-- YOUR OBJECTIVE --
In the records below, begin at the line that has "Give me the Bokeh source for this chart." and stop after the line that has "from bokeh.resources import INLINE"; quote those lines verbatim and nothing more.
────────────────────────────────────────
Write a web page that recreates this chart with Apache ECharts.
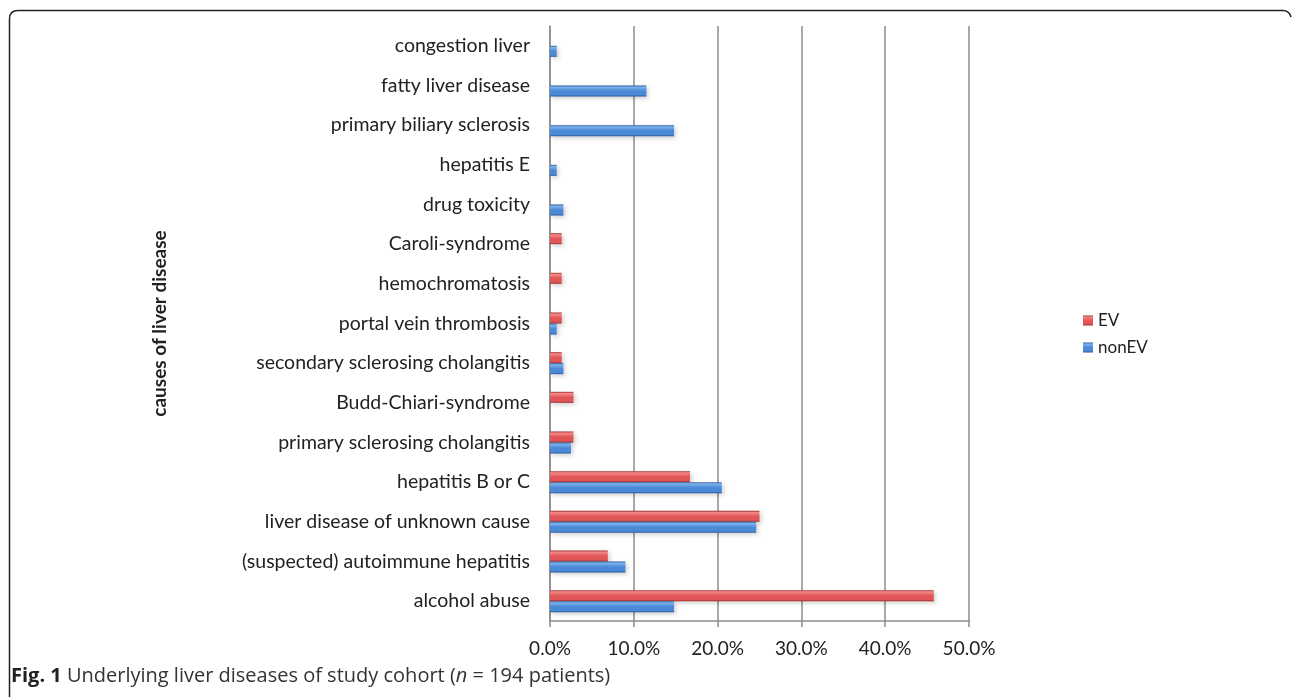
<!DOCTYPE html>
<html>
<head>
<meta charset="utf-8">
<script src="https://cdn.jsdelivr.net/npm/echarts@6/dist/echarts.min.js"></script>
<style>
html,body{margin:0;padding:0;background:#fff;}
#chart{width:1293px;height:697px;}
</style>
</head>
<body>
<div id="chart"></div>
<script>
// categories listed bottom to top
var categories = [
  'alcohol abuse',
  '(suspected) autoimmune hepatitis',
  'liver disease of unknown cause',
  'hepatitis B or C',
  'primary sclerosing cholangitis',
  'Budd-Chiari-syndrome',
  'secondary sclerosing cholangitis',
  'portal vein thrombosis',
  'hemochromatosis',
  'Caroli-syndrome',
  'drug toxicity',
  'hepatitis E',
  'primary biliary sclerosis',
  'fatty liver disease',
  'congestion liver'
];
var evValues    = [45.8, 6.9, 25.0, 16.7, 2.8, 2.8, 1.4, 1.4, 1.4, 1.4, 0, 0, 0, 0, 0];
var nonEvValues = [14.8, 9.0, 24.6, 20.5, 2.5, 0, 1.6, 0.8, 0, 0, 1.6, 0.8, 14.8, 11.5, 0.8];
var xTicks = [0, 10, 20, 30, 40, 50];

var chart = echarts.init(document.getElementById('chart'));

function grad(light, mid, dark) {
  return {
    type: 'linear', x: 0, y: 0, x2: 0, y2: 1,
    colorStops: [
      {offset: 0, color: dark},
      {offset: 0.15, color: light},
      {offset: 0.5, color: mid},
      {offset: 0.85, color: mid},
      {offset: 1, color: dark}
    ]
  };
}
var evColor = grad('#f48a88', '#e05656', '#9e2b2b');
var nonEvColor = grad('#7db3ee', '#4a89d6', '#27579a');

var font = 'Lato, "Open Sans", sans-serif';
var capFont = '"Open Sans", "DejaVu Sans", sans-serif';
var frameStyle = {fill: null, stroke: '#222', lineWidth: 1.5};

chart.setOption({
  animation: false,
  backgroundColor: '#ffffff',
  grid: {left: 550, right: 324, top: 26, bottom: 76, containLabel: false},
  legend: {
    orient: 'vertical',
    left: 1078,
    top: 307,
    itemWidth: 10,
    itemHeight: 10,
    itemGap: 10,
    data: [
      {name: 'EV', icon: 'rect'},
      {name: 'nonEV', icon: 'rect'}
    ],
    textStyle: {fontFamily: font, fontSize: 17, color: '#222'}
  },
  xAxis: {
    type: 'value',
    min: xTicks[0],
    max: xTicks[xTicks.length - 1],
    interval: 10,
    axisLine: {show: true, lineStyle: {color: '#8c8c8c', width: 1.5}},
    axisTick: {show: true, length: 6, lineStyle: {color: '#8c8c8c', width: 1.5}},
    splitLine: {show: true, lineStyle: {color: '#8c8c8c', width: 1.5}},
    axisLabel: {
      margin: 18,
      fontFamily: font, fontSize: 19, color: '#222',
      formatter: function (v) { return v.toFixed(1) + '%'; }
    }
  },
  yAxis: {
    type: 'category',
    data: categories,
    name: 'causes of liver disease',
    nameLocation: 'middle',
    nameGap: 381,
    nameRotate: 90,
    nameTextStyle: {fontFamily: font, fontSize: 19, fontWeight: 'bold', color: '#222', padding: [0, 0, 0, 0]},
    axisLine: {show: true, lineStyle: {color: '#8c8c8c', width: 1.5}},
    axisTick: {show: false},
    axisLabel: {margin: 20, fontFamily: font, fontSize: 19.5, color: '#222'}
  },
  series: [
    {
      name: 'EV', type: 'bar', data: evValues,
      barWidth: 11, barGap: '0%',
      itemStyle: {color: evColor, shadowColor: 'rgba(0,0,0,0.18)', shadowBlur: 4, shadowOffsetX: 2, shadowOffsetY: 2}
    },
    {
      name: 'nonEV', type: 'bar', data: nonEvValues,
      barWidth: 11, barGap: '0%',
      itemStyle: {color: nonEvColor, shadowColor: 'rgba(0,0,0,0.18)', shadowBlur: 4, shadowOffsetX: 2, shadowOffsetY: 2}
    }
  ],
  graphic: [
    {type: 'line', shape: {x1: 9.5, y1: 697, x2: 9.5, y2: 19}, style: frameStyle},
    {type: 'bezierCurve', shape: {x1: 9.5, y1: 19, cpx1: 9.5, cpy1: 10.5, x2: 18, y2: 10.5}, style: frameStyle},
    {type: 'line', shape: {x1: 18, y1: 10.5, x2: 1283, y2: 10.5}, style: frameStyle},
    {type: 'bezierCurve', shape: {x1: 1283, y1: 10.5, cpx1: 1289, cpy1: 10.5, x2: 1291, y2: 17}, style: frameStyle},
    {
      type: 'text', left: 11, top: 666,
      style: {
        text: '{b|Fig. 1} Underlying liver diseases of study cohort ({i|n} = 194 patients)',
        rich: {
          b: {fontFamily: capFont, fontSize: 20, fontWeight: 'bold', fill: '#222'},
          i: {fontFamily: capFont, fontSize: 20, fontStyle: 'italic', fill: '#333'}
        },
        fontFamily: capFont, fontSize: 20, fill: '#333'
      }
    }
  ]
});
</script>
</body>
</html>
────────────────────────────────────────
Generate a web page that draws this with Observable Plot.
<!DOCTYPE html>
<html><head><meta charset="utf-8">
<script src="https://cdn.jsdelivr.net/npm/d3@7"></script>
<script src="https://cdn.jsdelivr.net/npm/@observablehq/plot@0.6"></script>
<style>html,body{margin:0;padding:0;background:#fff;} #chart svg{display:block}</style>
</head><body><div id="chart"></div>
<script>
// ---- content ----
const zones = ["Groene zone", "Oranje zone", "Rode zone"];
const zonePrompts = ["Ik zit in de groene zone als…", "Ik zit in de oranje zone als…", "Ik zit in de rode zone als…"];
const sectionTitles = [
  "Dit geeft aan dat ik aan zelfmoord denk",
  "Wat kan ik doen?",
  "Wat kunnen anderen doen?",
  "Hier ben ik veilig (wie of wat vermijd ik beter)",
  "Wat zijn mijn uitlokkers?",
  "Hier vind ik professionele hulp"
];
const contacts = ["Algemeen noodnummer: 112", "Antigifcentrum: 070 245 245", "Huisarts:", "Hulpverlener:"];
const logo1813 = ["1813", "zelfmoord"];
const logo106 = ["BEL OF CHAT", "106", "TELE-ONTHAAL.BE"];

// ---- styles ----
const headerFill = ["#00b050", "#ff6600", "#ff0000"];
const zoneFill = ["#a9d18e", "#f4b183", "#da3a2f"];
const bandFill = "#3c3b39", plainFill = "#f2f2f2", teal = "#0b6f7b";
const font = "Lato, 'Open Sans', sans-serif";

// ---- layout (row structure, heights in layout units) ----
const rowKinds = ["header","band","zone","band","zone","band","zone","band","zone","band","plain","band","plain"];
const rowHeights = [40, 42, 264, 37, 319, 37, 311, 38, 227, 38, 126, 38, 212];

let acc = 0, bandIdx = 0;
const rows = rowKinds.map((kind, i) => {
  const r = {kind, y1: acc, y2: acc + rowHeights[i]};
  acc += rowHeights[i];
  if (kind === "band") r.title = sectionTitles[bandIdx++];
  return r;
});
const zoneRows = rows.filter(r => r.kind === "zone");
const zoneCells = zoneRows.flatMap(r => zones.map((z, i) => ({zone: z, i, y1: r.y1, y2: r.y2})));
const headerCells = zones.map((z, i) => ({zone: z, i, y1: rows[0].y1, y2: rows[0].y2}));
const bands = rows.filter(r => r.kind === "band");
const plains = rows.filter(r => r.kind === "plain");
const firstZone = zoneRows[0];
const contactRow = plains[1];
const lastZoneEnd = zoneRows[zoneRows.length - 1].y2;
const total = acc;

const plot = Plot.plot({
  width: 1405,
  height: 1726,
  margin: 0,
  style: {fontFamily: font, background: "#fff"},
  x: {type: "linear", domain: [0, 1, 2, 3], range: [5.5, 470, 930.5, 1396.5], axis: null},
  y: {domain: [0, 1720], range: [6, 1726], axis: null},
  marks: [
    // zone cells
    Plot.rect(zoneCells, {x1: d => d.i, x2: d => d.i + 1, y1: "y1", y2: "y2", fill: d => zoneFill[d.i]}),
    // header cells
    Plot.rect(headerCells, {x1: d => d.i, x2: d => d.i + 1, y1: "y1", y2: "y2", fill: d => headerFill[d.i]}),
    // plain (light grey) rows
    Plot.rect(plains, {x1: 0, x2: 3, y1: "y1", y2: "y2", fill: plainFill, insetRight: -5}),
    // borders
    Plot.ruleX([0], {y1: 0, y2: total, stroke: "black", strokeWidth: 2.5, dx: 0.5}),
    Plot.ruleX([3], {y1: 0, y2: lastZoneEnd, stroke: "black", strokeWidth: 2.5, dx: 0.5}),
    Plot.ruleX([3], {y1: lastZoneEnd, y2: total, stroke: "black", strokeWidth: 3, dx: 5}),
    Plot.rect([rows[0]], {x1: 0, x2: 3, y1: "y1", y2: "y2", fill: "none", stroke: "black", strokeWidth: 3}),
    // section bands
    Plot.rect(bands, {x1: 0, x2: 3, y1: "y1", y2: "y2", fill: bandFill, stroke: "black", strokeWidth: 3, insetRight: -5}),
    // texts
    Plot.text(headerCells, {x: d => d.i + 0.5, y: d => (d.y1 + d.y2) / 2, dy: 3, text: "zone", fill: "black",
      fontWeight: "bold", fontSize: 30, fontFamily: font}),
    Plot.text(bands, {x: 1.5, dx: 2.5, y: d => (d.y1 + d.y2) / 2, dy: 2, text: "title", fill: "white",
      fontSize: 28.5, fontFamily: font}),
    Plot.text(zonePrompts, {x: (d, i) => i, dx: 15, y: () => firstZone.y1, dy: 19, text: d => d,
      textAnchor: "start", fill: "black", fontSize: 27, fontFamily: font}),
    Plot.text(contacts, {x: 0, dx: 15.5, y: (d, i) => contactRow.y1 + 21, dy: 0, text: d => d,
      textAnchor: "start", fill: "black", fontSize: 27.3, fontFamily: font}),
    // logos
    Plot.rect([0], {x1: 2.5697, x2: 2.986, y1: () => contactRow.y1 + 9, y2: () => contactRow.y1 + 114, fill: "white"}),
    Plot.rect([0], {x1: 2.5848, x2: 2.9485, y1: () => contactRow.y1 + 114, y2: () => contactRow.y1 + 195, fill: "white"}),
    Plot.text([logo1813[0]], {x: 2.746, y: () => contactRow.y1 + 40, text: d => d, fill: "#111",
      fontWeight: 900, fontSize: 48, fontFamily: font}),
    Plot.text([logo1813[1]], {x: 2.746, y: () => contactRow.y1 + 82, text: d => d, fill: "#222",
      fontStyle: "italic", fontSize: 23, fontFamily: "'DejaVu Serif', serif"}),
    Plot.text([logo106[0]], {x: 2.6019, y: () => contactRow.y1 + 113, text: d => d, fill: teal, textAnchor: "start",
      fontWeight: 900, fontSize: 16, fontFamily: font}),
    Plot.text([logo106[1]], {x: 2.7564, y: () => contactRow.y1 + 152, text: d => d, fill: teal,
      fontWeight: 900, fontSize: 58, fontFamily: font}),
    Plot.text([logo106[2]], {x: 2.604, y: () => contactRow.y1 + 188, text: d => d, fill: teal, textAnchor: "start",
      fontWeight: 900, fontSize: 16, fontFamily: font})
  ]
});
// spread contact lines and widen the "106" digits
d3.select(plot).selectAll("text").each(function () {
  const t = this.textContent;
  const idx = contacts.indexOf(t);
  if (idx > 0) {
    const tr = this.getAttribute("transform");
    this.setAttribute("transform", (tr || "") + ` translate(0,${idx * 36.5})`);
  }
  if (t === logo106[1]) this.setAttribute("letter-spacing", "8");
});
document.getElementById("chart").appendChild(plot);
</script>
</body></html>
────────────────────────────────────────
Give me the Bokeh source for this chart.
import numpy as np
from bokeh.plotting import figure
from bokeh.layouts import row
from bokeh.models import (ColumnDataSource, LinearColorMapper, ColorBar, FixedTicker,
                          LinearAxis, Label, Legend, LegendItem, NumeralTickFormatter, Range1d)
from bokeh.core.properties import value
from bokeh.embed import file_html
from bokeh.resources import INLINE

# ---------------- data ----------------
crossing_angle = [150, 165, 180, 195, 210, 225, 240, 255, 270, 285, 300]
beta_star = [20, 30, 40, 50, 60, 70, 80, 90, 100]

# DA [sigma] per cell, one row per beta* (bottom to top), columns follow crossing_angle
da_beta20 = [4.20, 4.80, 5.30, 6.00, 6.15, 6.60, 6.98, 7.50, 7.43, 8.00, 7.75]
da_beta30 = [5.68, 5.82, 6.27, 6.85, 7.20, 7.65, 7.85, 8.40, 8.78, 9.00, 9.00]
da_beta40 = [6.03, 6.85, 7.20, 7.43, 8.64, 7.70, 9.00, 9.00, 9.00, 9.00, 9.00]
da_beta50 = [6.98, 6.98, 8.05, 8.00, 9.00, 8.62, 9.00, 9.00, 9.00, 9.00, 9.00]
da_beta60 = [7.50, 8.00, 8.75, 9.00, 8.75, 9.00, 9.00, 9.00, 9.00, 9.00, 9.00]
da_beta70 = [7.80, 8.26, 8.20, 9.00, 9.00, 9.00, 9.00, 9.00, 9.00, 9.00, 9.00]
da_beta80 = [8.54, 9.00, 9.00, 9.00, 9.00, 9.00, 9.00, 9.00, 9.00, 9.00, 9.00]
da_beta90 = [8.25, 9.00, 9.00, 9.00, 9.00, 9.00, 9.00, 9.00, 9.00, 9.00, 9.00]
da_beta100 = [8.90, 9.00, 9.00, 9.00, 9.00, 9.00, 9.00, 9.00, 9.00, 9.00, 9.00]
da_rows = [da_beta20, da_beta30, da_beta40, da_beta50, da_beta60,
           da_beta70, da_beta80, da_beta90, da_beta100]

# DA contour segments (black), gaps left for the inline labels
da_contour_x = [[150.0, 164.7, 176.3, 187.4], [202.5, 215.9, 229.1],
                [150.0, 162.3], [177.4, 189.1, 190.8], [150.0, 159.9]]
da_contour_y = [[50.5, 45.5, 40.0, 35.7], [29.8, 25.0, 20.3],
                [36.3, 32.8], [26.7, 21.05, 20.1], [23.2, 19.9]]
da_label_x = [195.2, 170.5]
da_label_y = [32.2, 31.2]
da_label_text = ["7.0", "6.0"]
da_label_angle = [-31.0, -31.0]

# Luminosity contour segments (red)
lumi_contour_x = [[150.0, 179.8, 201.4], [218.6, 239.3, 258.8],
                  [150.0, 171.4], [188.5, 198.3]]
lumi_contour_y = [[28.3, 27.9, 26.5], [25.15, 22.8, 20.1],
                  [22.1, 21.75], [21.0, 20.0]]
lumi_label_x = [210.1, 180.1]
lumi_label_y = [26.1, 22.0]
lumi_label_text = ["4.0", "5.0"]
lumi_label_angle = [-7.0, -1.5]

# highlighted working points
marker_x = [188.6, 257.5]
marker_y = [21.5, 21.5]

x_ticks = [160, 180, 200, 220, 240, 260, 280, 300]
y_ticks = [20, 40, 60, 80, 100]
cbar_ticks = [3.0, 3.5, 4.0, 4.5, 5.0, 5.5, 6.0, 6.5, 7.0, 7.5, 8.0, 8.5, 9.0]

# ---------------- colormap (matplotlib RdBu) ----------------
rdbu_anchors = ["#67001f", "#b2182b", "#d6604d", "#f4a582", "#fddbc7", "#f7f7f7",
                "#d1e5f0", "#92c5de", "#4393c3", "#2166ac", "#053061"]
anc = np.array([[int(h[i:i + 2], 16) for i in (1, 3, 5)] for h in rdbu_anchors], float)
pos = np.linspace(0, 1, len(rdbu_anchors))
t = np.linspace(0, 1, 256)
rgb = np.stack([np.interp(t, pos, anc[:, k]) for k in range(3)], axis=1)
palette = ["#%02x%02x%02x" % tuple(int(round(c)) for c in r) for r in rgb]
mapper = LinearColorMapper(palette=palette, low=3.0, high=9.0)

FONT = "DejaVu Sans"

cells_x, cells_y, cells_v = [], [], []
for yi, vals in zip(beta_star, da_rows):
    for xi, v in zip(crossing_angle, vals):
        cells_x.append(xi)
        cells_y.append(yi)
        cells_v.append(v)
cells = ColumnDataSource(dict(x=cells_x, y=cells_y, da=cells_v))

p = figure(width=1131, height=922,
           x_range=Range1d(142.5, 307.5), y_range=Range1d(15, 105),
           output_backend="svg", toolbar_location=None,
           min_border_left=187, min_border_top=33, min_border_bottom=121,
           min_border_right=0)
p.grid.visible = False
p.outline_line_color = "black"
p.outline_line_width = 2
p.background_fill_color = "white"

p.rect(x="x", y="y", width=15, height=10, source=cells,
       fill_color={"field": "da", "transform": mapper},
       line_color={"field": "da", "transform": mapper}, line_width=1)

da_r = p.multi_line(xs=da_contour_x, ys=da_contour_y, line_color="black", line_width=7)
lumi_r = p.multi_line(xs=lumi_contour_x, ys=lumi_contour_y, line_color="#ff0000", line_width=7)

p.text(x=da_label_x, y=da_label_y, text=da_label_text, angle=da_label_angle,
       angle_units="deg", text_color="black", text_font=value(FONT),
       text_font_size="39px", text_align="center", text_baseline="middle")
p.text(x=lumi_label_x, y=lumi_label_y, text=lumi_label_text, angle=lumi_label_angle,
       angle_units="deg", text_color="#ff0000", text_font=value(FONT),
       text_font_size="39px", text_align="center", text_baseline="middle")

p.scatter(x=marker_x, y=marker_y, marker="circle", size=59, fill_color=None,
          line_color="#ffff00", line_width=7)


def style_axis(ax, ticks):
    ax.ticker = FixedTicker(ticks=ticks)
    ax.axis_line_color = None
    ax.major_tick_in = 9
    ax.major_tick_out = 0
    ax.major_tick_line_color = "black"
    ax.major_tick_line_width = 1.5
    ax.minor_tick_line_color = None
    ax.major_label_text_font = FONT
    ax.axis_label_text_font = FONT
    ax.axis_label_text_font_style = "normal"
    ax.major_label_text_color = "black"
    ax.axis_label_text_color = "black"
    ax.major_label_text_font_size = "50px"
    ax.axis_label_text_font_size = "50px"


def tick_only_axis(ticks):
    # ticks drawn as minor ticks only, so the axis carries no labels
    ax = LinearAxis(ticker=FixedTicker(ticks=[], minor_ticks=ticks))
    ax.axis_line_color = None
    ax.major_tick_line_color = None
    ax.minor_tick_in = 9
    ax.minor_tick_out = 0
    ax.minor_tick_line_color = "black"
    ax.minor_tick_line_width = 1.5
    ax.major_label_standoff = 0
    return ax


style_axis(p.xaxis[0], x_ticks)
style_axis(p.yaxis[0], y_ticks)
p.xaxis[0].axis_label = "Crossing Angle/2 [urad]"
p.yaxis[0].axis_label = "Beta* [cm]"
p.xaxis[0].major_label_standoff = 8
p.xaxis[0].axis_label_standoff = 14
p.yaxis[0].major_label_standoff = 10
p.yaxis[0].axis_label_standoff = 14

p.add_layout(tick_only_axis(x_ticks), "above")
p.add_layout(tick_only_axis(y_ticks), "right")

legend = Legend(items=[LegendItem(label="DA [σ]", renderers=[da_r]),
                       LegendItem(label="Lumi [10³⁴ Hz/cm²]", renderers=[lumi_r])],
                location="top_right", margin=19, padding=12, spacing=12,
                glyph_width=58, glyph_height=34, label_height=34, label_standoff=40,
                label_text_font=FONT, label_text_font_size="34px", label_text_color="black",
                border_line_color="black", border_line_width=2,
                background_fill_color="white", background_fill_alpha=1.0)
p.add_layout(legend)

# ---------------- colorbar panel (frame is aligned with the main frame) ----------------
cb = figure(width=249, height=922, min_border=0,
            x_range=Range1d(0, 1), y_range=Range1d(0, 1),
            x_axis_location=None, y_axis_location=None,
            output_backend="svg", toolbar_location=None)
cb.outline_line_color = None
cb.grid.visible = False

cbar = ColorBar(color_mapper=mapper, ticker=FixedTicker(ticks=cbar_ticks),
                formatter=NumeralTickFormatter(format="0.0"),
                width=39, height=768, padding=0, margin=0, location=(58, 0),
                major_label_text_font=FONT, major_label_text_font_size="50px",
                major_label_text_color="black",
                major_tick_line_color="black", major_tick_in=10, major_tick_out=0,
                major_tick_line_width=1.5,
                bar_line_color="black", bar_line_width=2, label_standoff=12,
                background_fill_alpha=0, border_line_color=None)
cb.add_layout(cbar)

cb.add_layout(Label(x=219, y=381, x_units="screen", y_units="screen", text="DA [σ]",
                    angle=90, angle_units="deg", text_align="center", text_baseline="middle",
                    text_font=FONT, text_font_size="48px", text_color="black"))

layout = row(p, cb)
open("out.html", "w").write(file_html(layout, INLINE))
────────────────────────────────────────
-- WRITTEN RESPONSE --
Give me the Bokeh source for this chart.
import numpy as np
from bokeh.plotting import figure
from bokeh.layouts import row
from bokeh.models import (ColumnDataSource, LinearColorMapper, ColorBar, FixedTicker,
                          LinearAxis, Label, Legend, LegendItem, NumeralTickFormatter, Range1d)
from bokeh.core.properties import value
from bokeh.embed import file_html
from bokeh.resources import INLINE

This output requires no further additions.